Kerra Samuel, intermediate computer lab teacher at Pearl B. Larsen Elementary School and recently named 2018-19 St. Croix District Teacher of the Year, has emerged as the 2019 Virgin Islands State Teacher of the Year, according to a a press release from the V.I. Department of Education.
“It is indeed a great honor to be named the 2019 Virgin Islands State Teacher,” Samuel said. “Hard work and determination truly [do] pay off. It proves that teaching is not about all the resources you have; it’s about putting your best foot forward despite challenges or obstacles.”
State Teacher candidates, comprised of the two district teachers, undergo an extensive vetting process that includes a classroom observation session to assess the teachers’ skill level in the following categories: creating an environment of respect and rapport, establishing a culture of learning, managing classroom procedures, managing student behavior, organizing physical space, communicating with students, using questioning and discussion techniques, engaging students in learning, using assessment in instruction and demonstrating flexibility and responsiveness.

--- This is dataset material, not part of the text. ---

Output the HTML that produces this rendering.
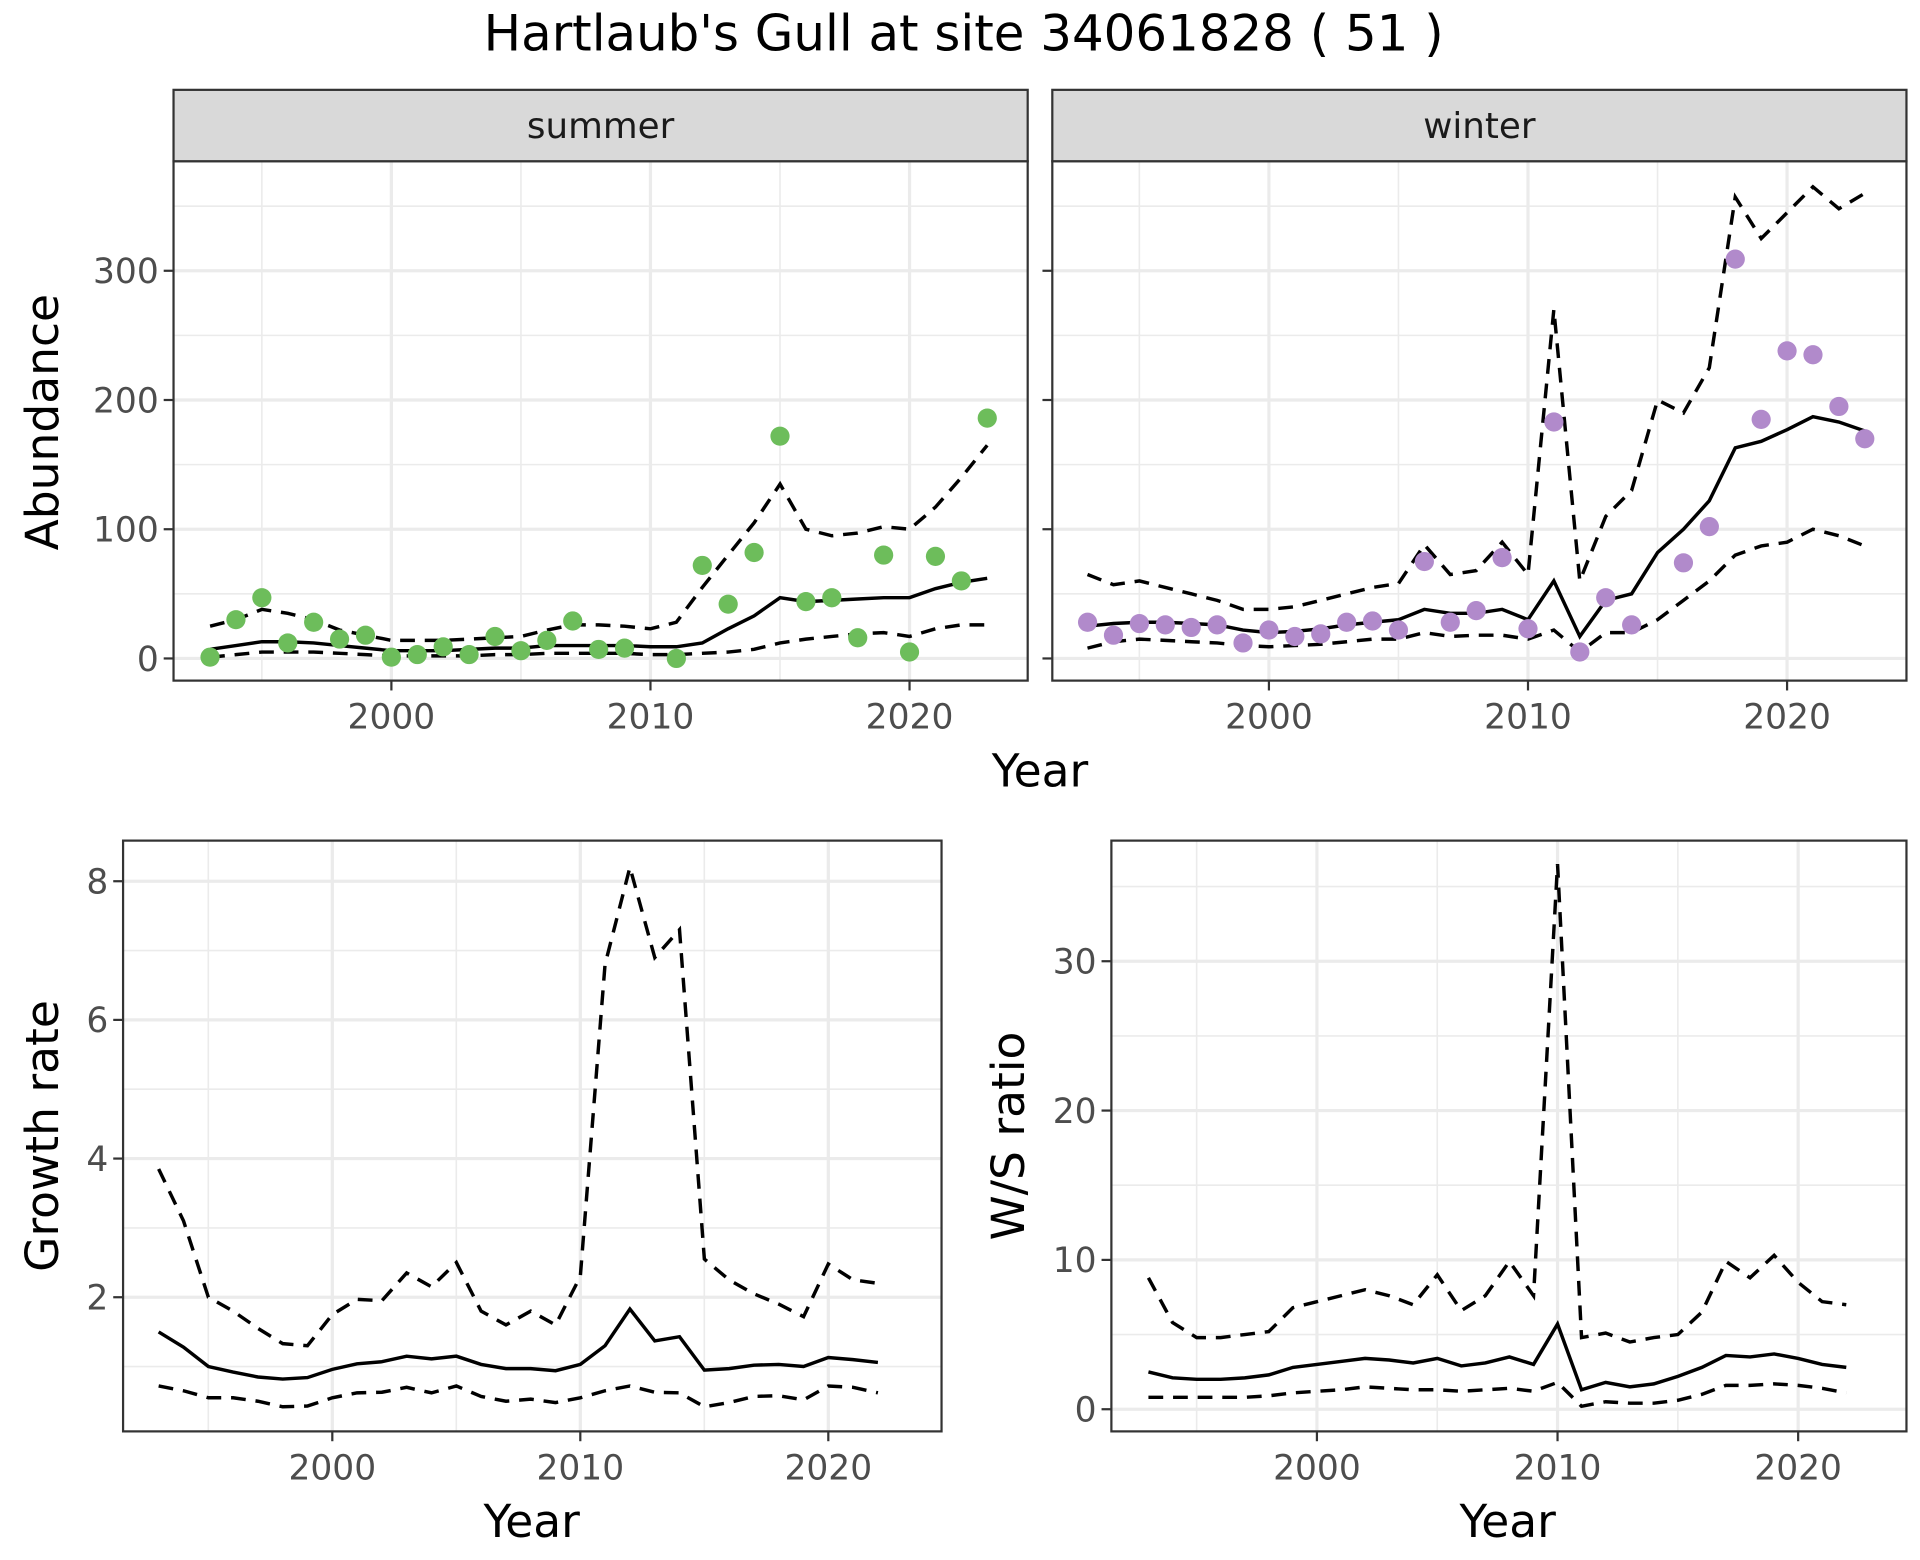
<!DOCTYPE html>
<html><head><meta charset="utf-8"><style>
html,body{margin:0;padding:0;background:#fff}
svg{display:block;font-family:"DejaVu Sans","Liberation Sans",sans-serif}
</style></head><body>
<svg id="chart" width="1920" height="1560" viewBox="0 0 1560 1267.5" xmlns="http://www.w3.org/2000/svg">
<text x="783" y="41" text-anchor="middle" font-size="40.5" fill="#000">Hartlaub's Gull at site 34061828 ( 51 )</text>
</svg>
<script>
const years = [1993,1994,1995,1996,1997,1998,1999,2000,2001,2002,2003,2004,2005,2006,2007,2008,2009,2010,2011,2012,2013,2014,2015,2016,2017,2018,2019,2020,2021,2022,2023];
const summerPts = [1,30,47,12,28,15,18,1,3,9,3,17,6,14,29,7,8,null,0,72,42,82,172,44,47,16,80,5,79,60,186];
const summerMean = [7,10,13,13,12,10,8,6,6,6,7,8,8,10,10,10,10,9,9,12,23,33,47,44,45,46,47,47,54,59,62];
const summerUpper = [25,30,38,35,30,22,18,14,14,14,15,16,17,22,26,26,25,23,28,55,80,105,135,100,95,97,102,100,117,140,165];
const summerLower = [1,3,5,5,5,4,3,2,2,2,2,3,3,4,4,4,4,3,3,4,5,7,12,15,17,19,20,17,23,26,26];
const winterPts = [28,18,27,26,24,26,12,22,17,19,28,29,22,75,28,37,78,23,183,5,47,26,null,74,102,309,185,238,235,195,170];
const winterMean = [25,27,28,28,27,26,22,20,21,23,26,28,30,38,35,35,38,30,60,17,45,50,82,100,122,163,168,177,187,183,176];
const winterUpper = [65,57,60,55,50,45,38,38,40,45,50,55,58,88,65,68,90,65,270,60,110,130,200,190,225,357,325,345,365,348,360];
const winterLower = [8,13,15,14,13,12,10,9,10,11,13,15,15,20,17,18,18,15,22,5,20,20,30,45,60,80,87,90,100,95,87];
const years2 = years.slice(0,30);
const growthMean = [1.5,1.28,1.0,0.92,0.85,0.82,0.84,0.96,1.04,1.07,1.15,1.11,1.15,1.03,0.97,0.97,0.94,1.03,1.3,1.83,1.37,1.43,0.95,0.97,1.02,1.03,1.0,1.13,1.1,1.06];
const growthUpper = [3.85,3.1,2.0,1.8,1.55,1.33,1.3,1.75,1.97,1.95,2.35,2.15,2.5,1.8,1.6,1.8,1.6,2.3,6.8,8.2,6.9,7.3,2.55,2.25,2.05,1.9,1.72,2.48,2.25,2.2];
const growthLower = [0.72,0.65,0.55,0.55,0.5,0.42,0.43,0.55,0.62,0.63,0.7,0.62,0.72,0.57,0.5,0.53,0.48,0.55,0.65,0.72,0.63,0.62,0.42,0.48,0.57,0.58,0.52,0.72,0.7,0.62];
const ratioMean = [2.5,2.1,2.0,2.0,2.1,2.3,2.8,3.0,3.2,3.4,3.3,3.1,3.4,2.9,3.1,3.5,3.0,5.7,1.3,1.8,1.5,1.7,2.2,2.8,3.6,3.5,3.7,3.4,3.0,2.8];
const ratioUpper = [8.8,5.8,4.8,4.8,5.0,5.2,6.8,7.2,7.6,8.0,7.6,7.0,9.0,6.6,7.6,9.9,7.6,36.5,4.8,5.1,4.5,4.8,5.0,6.5,9.9,8.8,10.3,8.5,7.2,7.0];
const ratioLower = [0.8,0.8,0.8,0.8,0.8,0.9,1.1,1.2,1.3,1.5,1.4,1.3,1.3,1.2,1.3,1.4,1.2,1.8,0.2,0.5,0.4,0.4,0.6,1.0,1.6,1.6,1.7,1.6,1.4,1.1];
const xTicks = [2000,2010,2020];
const xMinor = [1995,2005,2015];
const abTicks = [0,100,200,300];
const abMinor = [50,150,250,350];
const grTicks = [2,4,6,8];
const grMinor = [1,3,5,7];
const rtTicks = [0,10,20,30];
const rtMinor = [5,15,25,35];

const NS='http://www.w3.org/2000/svg';
const svg=document.getElementById('chart');
function el(tag,attrs,parent,txt){const e=document.createElementNS(NS,tag);for(const k in attrs)e.setAttribute(k,attrs[k]);if(txt!==undefined)e.textContent=txt;(parent||svg).appendChild(e);return e;}
function lin(d0,d1,r0,r1){return v=>r0+(v-d0)*(r1-r0)/(d1-d0);}
const TF=28;

function panel(o){
  const g=el('g',{});
  
  
  const X=lin(2000,2020,o.x2000,o.x2020), Y=lin(o.yv0,o.yv1,o.yp0,o.yp1);
  el('rect',{x:o.l,y:o.t,width:o.r-o.l,height:o.b-o.t,fill:'#fff'},g);
  o.yMinor.forEach(v=>{const y=Y(v);if(y>o.t&&y<o.b)el('line',{x1:o.l,x2:o.r,y1:y,y2:y,stroke:'#ebebeb','stroke-width':1.3},g);});
  xMinor.forEach(v=>el('line',{x1:X(v),x2:X(v),y1:o.t,y2:o.b,stroke:'#ebebeb','stroke-width':1.3},g));
  o.yTicks.forEach(v=>{const y=Y(v);el('line',{x1:o.l,x2:o.r,y1:y,y2:y,stroke:'#ebebeb','stroke-width':2.6},g);});
  xTicks.forEach(v=>el('line',{x1:X(v),x2:X(v),y1:o.t,y2:o.b,stroke:'#ebebeb','stroke-width':2.6},g));
  const path=(arr,xs,dash,nm)=>{let d='';xs.forEach((yr,i)=>{d+=(i?'L':'M')+X(yr).toFixed(1)+','+Y(arr[i]).toFixed(1);});
    const p=el('path',{d:d,fill:'none',stroke:'#000','stroke-width':2.8,'stroke-dasharray':dash?'12,8':'none'},g);
    
    };
  path(o.upper,o.xs,true,'upper-ci-line');
  path(o.lower,o.xs,true,'lower-ci-line');
  path(o.mean,o.xs,false,'mean-line');
  if(o.pts){o.pts.forEach((v,i)=>{if(v===null)return;
    const c=el('circle',{cx:X(o.xs[i]),cy:Y(v),r:7.8,fill:o.color},g);
    
    });}
  el('rect',{x:o.l,y:o.t,width:o.r-o.l,height:o.b-o.t,fill:'none',stroke:'#333','stroke-width':1.8},g);
  xTicks.forEach(v=>{el('line',{x1:X(v),x2:X(v),y1:o.b,y2:o.b+8,stroke:'#333','stroke-width':1.8},g);
    el('text',{x:X(v),y:o.b+39,'text-anchor':'middle','font-size':TF,fill:'#4d4d4d'},g,String(v));});
  o.yTicks.forEach(v=>{const y=Y(v);el('line',{x1:o.l-8,x2:o.l,y1:y,y2:y,stroke:'#333','stroke-width':1.8},g);
    if(o.yLabels)el('text',{x:o.l-12,y:y+10,'text-anchor':'end','font-size':TF,fill:'#4d4d4d'},g,String(v));});
  if(o.strip){el('rect',{x:o.l,y:o.t-58,width:o.r-o.l,height:58,fill:'#d9d9d9',stroke:'#333','stroke-width':1.8},g);
    const s=el('text',{x:(o.l+o.r)/2,y:o.t-19,'text-anchor':'middle','font-size':29,fill:'#1a1a1a'},g,o.strip);
    
    }
}
panel({name:'summer-panel',l:141,r:835,t:131,b:553,x2000:318,x2020:739,yv0:0,yv1:300,yp0:535,yp1:220,
  yTicks:abTicks,yMinor:abMinor,yLabels:true,xs:years,mean:summerMean,upper:summerUpper,lower:summerLower,pts:summerPts,color:'#6dbd5b',strip:'summer'});
panel({name:'winter-panel',l:855,r:1549,t:131,b:553,x2000:1031,x2020:1452,yv0:0,yv1:300,yp0:535,yp1:220,
  yTicks:abTicks,yMinor:abMinor,yLabels:false,xs:years,mean:winterMean,upper:winterUpper,lower:winterLower,pts:winterPts,color:'#b18acb',strip:'winter'});
panel({name:'growth-panel',l:100,r:765,t:683,b:1163,x2000:270,x2020:673,yv0:2,yv1:8,yp0:1054,yp1:716,
  yTicks:grTicks,yMinor:grMinor,yLabels:true,xs:years2,mean:growthMean,upper:growthUpper,lower:growthLower});
panel({name:'ratio-panel',l:903,r:1549,t:683,b:1163,x2000:1070,x2020:1461,yv0:0,yv1:30,yp0:1145,yp1:781,
  yTicks:rtTicks,yMinor:rtMinor,yLabels:true,xs:years2,mean:ratioMean,upper:ratioUpper,lower:ratioLower});

function label(txt,x,y,rot,nm){const t=el('text',{x:x,y:y,'text-anchor':'middle','font-size':37,fill:'#000',transform:rot?`rotate(-90 ${x} ${y})`:''},svg,txt);
  
  }
label('Abundance',47,343,true,'abundance-y-title');
label('Year',845,639,false,'top-x-title');
label('Growth rate',47,923,true,'growth-y-title');
label('W/S ratio',832,923,true,'ratio-y-title');
label('Year',432,1249,false,'growth-x-title');
label('Year',1225,1249,false,'ratio-x-title');
</script>
</body></html>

“Ms. Samuel represents the best of the caliber and passion our educators have for the profession of teaching and for public education. I am confident in her ability to represent the Virgin Islands both locally and on the national level and look forward to working closely with her in the coming months. I extend my congratulations to Ms. Samuel and all of the territory’s dedicated teachers,” said Commissioner of Education Sharon Ann McCollum Ph.D.
During Samuel’s one-year tenure, which will run through November 2019, she will represent the Virgin Islands public education system on a national scale and plans to champion the system’s continued access to federal funding, among other causes.

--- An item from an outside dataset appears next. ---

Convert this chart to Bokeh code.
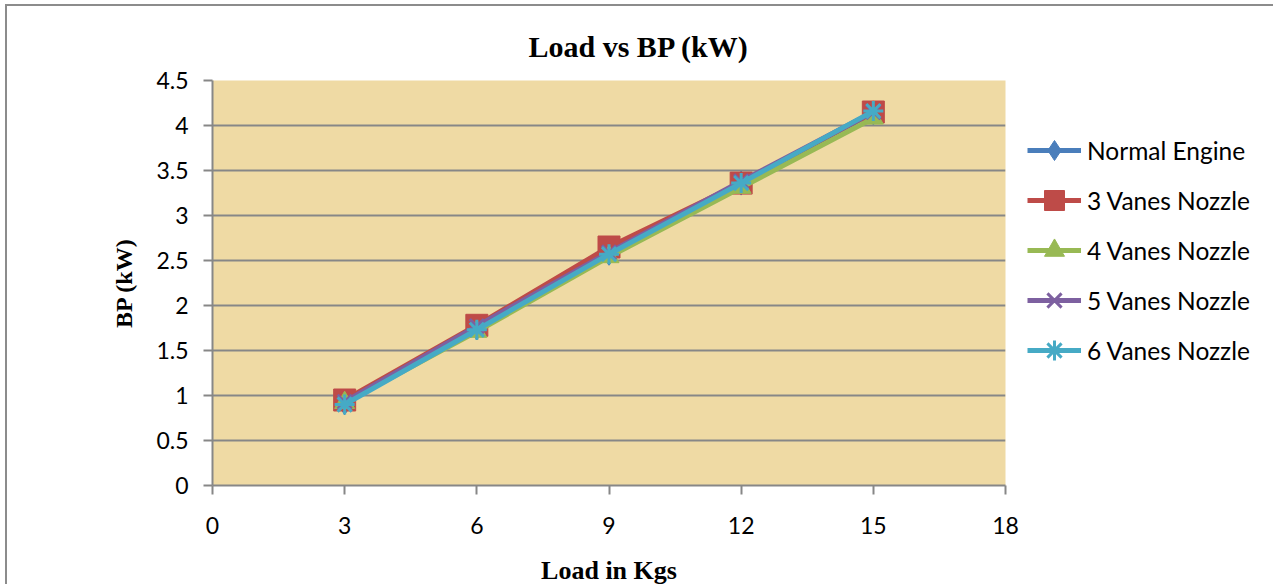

“It is crucial that our public education system continues to receive federal funding, which helps maintain programs and mandates,” she said. “Teachers need to continuously utilize the resources they do have to ensure the growth of our students, as well as program fidelity. Many times, teachers don’t use the programs enough and data is compromised when this happens.”
As for the territory’s public education system, Samuel said it’s “in fair shape,” but has lacked necessary resources since the 2017 hurricanes. She looks forward to learning more about educational initiatives that have been successful in other communities and bringing those ideas back home.
“I am elated and so excited to visit abroad, and take a walk in other educational facilities and bring back knowledge that I have gained for the betterment of our islands,” she said. “Growing and learning have always been my number one focus. When educators continue our quest for knowledge, it trickles down to those little individuals who someday will be the ones running the beautiful islands we call home.”
“I want the community to know how dedicated and trained our staff is, and that children are receiving an adequate education while in [our] public school system,” Samuel said.
“There is also a grave need for our community partners to help schools in any way they can. Whether they help donate technology to the schools, sponsor a field trip or coordinate sessions with students to develop their entrepreneurial skills,” she said.
As part of her official duties, Samuel will visit Washington D.C. next spring for meetings and activities geared toward recognizing the nation’s top teachers.